Ce jeune homme que, pour des raisons évidentes, nous appellerons Kader, est tout sourire. Ce vendredi, ce chômeur de 29 ans a les moyens d’inviter sa copine au maquis, s’acheter quelques clopes et, s’il serre bien sa ceinture, assurer son petit déjeuner du lendemain. Il vient de croiser la route d’un « démarcheur » à la solde d’un gros bonnet de la scène politique ivoirienne.
3000 F CFA le jour du vote
Celui-ci lui a proposé un billet de 2000 francs CFA contre son changement de circonscription électorale.Kader est d’Adjamé où il a l’habitude de voter. Le « démarcheur » l’a convaincu de s’inscrire au Plateau où son « patron » se présente pour les élections municipales de 2017. Et s’il glisse son bulletin dans la « bonne urne » le jour de l’élection, Kader aura droit à 3000 francs CFA supplémentaires. Marché conclu !
30 mille électeurs pour 8000 habitants
Des changements de circonscription électorale, la Côte d’Ivoire en a enregistrés 244 680 depuis les dernières élections.

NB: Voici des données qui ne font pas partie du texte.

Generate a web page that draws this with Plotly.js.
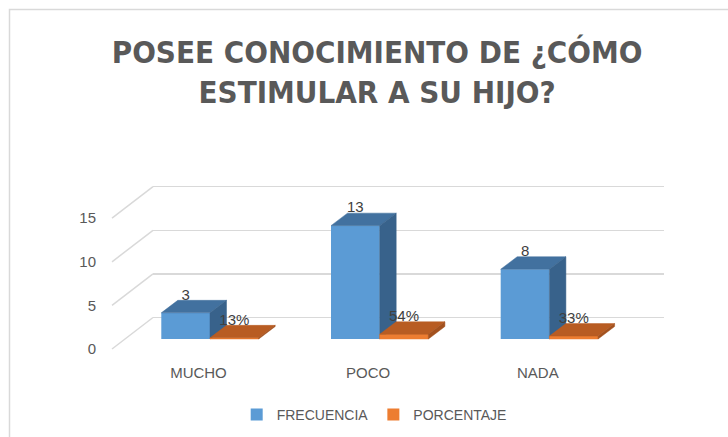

Rien que pour le Plateau, 23 607 cas ont été recensés pour 30 000 électeurs. Ahurissant ! D’autant que cette commune ne compte que 8000 habitants. « C’est trop gros », s’était exclamé le vice-président de la Commission électorale indépendante (Cei), Gervais Coulibaly, vendredi dernier, lors de la remise aux partis politiques, de la liste électorale en vue des prochaines législatives.
Une pratique aux conséquences énormes
Gervais Coulibaly avait invité les formations politiques à lutter contre cette pratique qui chahute le jeu politique. Sa plaidoirie, davantage qu’un appel à l’aide, est un appel au secours : « Ce phénomène a pris une telle importance qu’il nous faut le résoudre rapidement, parce que ça fausse les données géographiques et ça a des conséquences énormes sur les statistiques. J’aimerais vous demander, vous partis politiques, de nous aider à trouver la solution amiable à ce problème. »
Son message a peu de chance d’être entendu. La transhumance d’électeurs est devenue en Côte d’Ivoire une véritable industrie profitable à l’électeur, qui est assuré d’avoir son billet de banque, au « démarcheur », qui empoche sa commission, et au candidat, qui s’offre une voix potentielle de plus à chaque opération de transfert.